A) Amyotrophic lateral sclerosis incidence rate in Denmark, 1982–2009, stratified by age at time of diagnosis (discharge). B) Amyotrophic lateral sclerosis incidence rate by birth cohort, stratified by age at time of diagnosis (discharge). Lines correspond to each age group (solid: 45–50 years; short dash: 51–60 years; dotted: 61–70 years; dash-dot: 71–80 years; and long dash: >80 years).
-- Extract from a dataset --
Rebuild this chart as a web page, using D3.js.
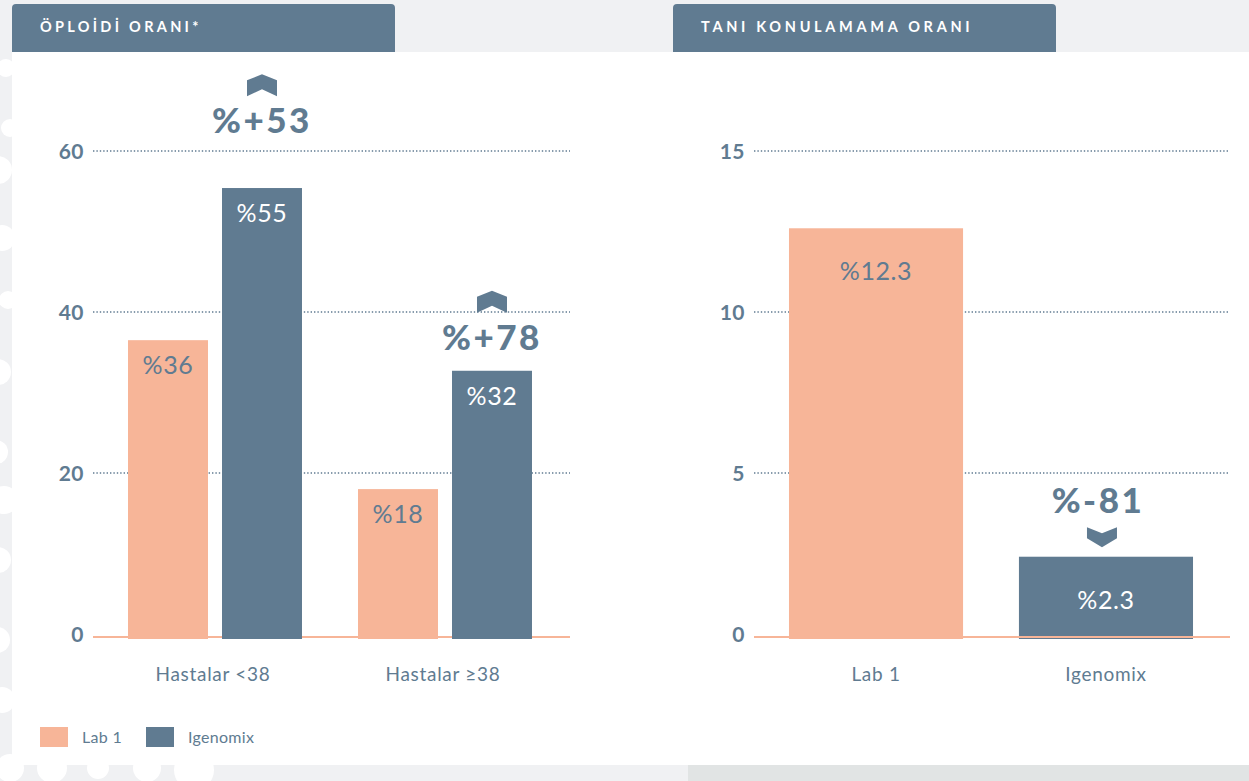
<!DOCTYPE html>
<html>
<head>
<meta charset="utf-8">
<script src="https://cdn.jsdelivr.net/npm/d3@7"></script>
<style>
  html, body { margin: 0; padding: 0; background: #f0f1f3; }
  svg { display: block; font-family: "Lato", sans-serif; }
</style>
</head>
<body>
<div id="chart"></div>
<script>
// ---------- Data ----------
const seriesNames = ["Lab 1", "Igenomix"];
const ageGroups = ["Hastalar <38", "Hastalar ≥38"];

const lab1Euploid = [36.5, 18.0];
const igenomixEuploid = [55.4, 32.7];
const lab1EuploidLabels = ["%36", "%18"];
const igenomixEuploidLabels = ["%55", "%32"];
const euploidChange = ["%+53", "%+78"];
const euploidChangeAt = [62.2, 35.3];
const euploidTicks = [0, 20, 40, 60];

const labs = ["Lab 1", "Igenomix"];
const noDiagnosis = [12.6, 2.4];
const noDiagnosisLabels = ["%12.3", "%2.3"];
const noDiagnosisChange = "%-81";
const noDiagnosisChangeAt = 3.75;
const noDiagnosisTicks = [0, 5, 10, 15];

// ---------- Layout ----------
const width = 1249;
const height = 781;
const blue = "#607b91";
const peach = "#f7b598";

const svg = d3.select("#chart")
  .append("svg")
  .attr("width", width)
  .attr("height", height);

// ---------- Background ----------
svg.append("rect")
  .attr("width", width).attr("height", height)
  .attr("fill", "#f0f1f3");
svg.append("rect")
  .attr("x", 688).attr("y", 765)
  .attr("width", width - 688).attr("height", height - 765)
  .attr("fill", "#e1e4e4");

// decorative bubbles along the edge
const bubbles = [
  [6, 68, 9], [10, 128, 9], [-2, 170, 14], [2, 238, 13],
  [8, 300, 9], [-2, 372, 13], [-4, 452, 12], [4, 500, 14],
  [-2, 560, 13], [-3, 640, 13], [2, 700, 13],
  [10, 768, 14], [52, 768, 15], [98, 768, 11], [147, 768, 14], [194, 770, 20]
];
svg.append("g")
  .selectAll("circle")
  .data(bubbles)
  .join("circle")
  .attr("cx", d => d[0])
  .attr("cy", d => d[1])
  .attr("r", d => d[2])
  .attr("fill", "#fff");

svg.append("rect")
  .attr("x", 12).attr("y", 52)
  .attr("width", width - 12).attr("height", 713)
  .attr("fill", "#fff");

// ---------- Tabs ----------
function tab(x, label, spacing) {
  svg.append("path")
    .attr("d", `M${x},52 V8 Q${x},4 ${x + 4},4 H${x + 379} Q${x + 383},4 ${x + 383},8 V52 Z`)
    .attr("fill", blue);
  svg.append("text")
    .attr("x", x + 28)
    .attr("y", 32)
    .attr("fill", "#fff")
    .attr("font-size", 14.5)
    .attr("font-weight", 700)
    .attr("letter-spacing", spacing)
    .text(label);
}
tab(12, "ÖPLOİDİ ORANI*", 3.3);
tab(673, "TANI KONULAMAMA ORANI", 3.7);

// ---------- Helpers ----------
function chevronUp(g, cx, by) {
  g.append("path")
    .attr("d", `M${cx - 15},${by - 16} L${cx},${by - 22} L${cx + 15},${by - 16} L${cx + 15},${by} L${cx},${by - 7} L${cx - 15},${by} Z`)
    .attr("fill", blue);
}
function chevronDown(g, cx, ty) {
  g.append("path")
    .attr("d", `M${cx - 15},${ty} L${cx},${ty + 6} L${cx + 15},${ty} L${cx + 15},${ty + 11} L${cx},${ty + 20} L${cx - 15},${ty + 11} Z`)
    .attr("fill", blue);
}
function yAxisGrid(g, y, ticks, x0, x1) {
  g.append("g")
    .selectAll("line")
    .data(ticks.filter(t => t > 0))
    .join("line")
    .attr("x1", x0).attr("x2", x1)
    .attr("y1", d => y(d)).attr("y2", d => y(d))
    .attr("stroke", blue)
    .attr("stroke-width", 1.4)
    .attr("stroke-dasharray", "1.4 2");
  g.append("g")
    .selectAll("text")
    .data(ticks)
    .join("text")
    .attr("x", x0 - 9)
    .attr("y", d => y(d))
    .attr("dy", "0.36em")
    .attr("text-anchor", "end")
    .attr("fill", blue)
    .attr("font-size", 21)
    .attr("font-weight", 700)
    .attr("letter-spacing", 0.5)
    .text(d => d);
}
function baseline(g, y, x0, x1) {
  g.append("line")
    .attr("x1", x0).attr("x2", x1)
    .attr("y1", y(0) + 3).attr("y2", y(0) + 3)
    .attr("stroke", peach)
    .attr("stroke-width", 2);
}
function changeLabel(g, cx, y, text) {
  g.append("text")
    .attr("x", cx)
    .attr("y", y)
    .attr("text-anchor", "middle")
    .attr("font-size", 35)
    .attr("font-weight", 900)
    .attr("letter-spacing", 2.5)
    .attr("fill", blue)
    .text(text);
}

// ---------- Left chart: euploid rate ----------
const left = svg.append("g");
const yL = d3.scaleLinear().domain([0, 60]).range([634, 151]);
const xL = d3.scaleBand().domain(ageGroups).range([100, 560]);
const xSeries = d3.scaleBand().domain(seriesNames).range([0, xL.bandwidth()])
  .paddingInner(0.149).paddingOuter(0.298);

yAxisGrid(left, yL, euploidTicks, 93, 570);
baseline(left, yL, 93, 570);

const leftRows = ageGroups.map((g, i) => [
  { group: g, series: "Lab 1", value: lab1Euploid[i], label: lab1EuploidLabels[i] },
  { group: g, series: "Igenomix", value: igenomixEuploid[i], label: igenomixEuploidLabels[i] }
]).flat();

left.append("g")
  .selectAll("rect")
  .data(leftRows)
  .join("rect")
  .attr("x", d => xL(d.group) + xSeries(d.series))
  .attr("y", d => yL(d.value))
  .attr("width", xSeries.bandwidth())
  .attr("height", d => yL(0) + 5 - yL(d.value))
  .attr("fill", d => d.series === "Lab 1" ? peach : blue);

left.append("g")
  .selectAll("text")
  .data(leftRows)
  .join("text")
  .attr("x", d => xL(d.group) + xSeries(d.series) + xSeries.bandwidth() / 2)
  .attr("y", d => yL(d.value) + 34)
  .attr("text-anchor", "middle")
  .attr("font-size", 25)
  .attr("letter-spacing", 0.6)
  .attr("fill", d => d.series === "Lab 1" ? blue : "#fff")
  .text(d => d.label);

left.append("g")
  .selectAll("text")
  .data(ageGroups)
  .join("text")
  .attr("x", d => xL(d) + xL.bandwidth() / 2 - 2)
  .attr("y", 681)
  .attr("text-anchor", "middle")
  .attr("font-size", 19)
  .attr("letter-spacing", 0.7)
  .attr("fill", blue)
  .text(d => d);

ageGroups.forEach((g, i) => {
  const cx = xL(g) + xSeries("Igenomix") + xSeries.bandwidth() / 2;
  const by = yL(euploidChangeAt[i]);
  changeLabel(left, cx, by, euploidChange[i]);
  chevronUp(left, cx, by - 37);
});

// ---------- Right chart: no diagnosis rate ----------
const right = svg.append("g");
const yR = d3.scaleLinear().domain([0, 15]).range([634, 151]);
const xR = d3.scaleBand().domain(labs).range([761, 1221])
  .paddingInner(0.243).paddingOuter(0.1217);

yAxisGrid(right, yR, noDiagnosisTicks, 754, 1230);

const rightRows = labs.map((l, i) => ({ lab: l, value: noDiagnosis[i], label: noDiagnosisLabels[i] }));

right.append("g")
  .selectAll("rect")
  .data(rightRows)
  .join("rect")
  .attr("x", d => xR(d.lab))
  .attr("y", d => yR(d.value))
  .attr("width", xR.bandwidth())
  .attr("height", d => yR(0) + 5 - yR(d.value))
  .attr("fill", d => d.lab === "Lab 1" ? peach : blue);

baseline(right, yR, 754, 1230);
right.select("line").lower();

right.append("g")
  .selectAll("text")
  .data(rightRows)
  .join("text")
  .attr("x", d => xR(d.lab) + xR.bandwidth() / 2)
  .attr("y", d => yR(d.value) + 52)
  .attr("text-anchor", "middle")
  .attr("font-size", 25)
  .attr("letter-spacing", 0.6)
  .attr("fill", d => d.lab === "Lab 1" ? blue : "#fff")
  .text(d => d.label);

right.append("g")
  .selectAll("text")
  .data(labs)
  .join("text")
  .attr("x", d => xR(d) + xR.bandwidth() / 2)
  .attr("y", 681)
  .attr("text-anchor", "middle")
  .attr("font-size", 19)
  .attr("letter-spacing", 0.7)
  .attr("fill", blue)
  .text(d => d);

{
  const cx = xR("Igenomix") + xR.bandwidth() / 2;
  const by = yR(noDiagnosisChangeAt);
  changeLabel(right, cx - 8, by, noDiagnosisChange);
  chevronDown(right, cx - 4, by + 14);
}

// ---------- Legend ----------
const legend = svg.append("g")
  .selectAll("g")
  .data(seriesNames)
  .join("g")
  .attr("transform", (d, i) => `translate(${40 + i * 106},727)`);

legend.append("rect")
  .attr("width", 28)
  .attr("height", 20)
  .attr("fill", d => d === "Lab 1" ? peach : blue);

legend.append("text")
  .attr("x", 42)
  .attr("y", 16)
  .attr("font-size", 16)
  .attr("letter-spacing", 0.3)
  .attr("fill", blue)
  .text(d => d);
</script>
</body>
</html>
The APC modeling results (with age, period, and cohort year modeled continuously with splines) formally indicated that the age-period model provided the best fit to the data, although the full APC model was only marginally nonsignificant (P = 0.08; Table 2). Plots from full APC models for incidence showed a slight period increase between 1992 and 1996 and a cohort effect of increasing incidence over birth cohorts before 1920 (Figure 5), which mirrored the mortality data, particularly the post-1982 mortality data. As in the mortality data, reparameterizing the model to constrain the cohort effect, rather than the period effect, to be 0 on average with 0 slope did not materially change these results (Web Figure 4), with some of the overall increase being transferred to the period effect. Of note, though, is that even in this reparameterization, the increase with increasing birth cohorts before birth year 1910 was still seen. Results were similar when stratified by sex, although there was evidence of a stronger birth cohort effect among women, particularly among later birth cohorts (after 1940). Because the cohort effect was borderline significant, we also considered the alternative age-period-interaction model (Web Table 1).
(Enlarge Image)
Figure 5.
Age-period-cohort model of amyotrophic lateral sclerosis incidence in Denmark, 1982–2009, with average period effect constrained to be zero. A) Estimated period effects relative to 1990. B) Estimated birth cohort effects relative to 1920.
Sex Ratio
For both incidence rate and mortality rate, male and female rates converged over time up to 1995–2000 and began to diverge thereafter. The relative mortality rate ratio in women relative to men rose from 0.42 to 0.88 between 1970–1975 and 1995–2000 and decreased to 0.71 by 2005–2010. The relative incidence rate ratio for women relative to men rose from 0.59 to 0.91 between 1982–1985 and 1995–2000 and decreased to 0.80 by 2005–2010 (Figure 6).
(Enlarge Image)
Figure 6.
Relative amyotrophic lateral sclerosis mortality and incidence rates in women versus men in Denmark, 1970–2009.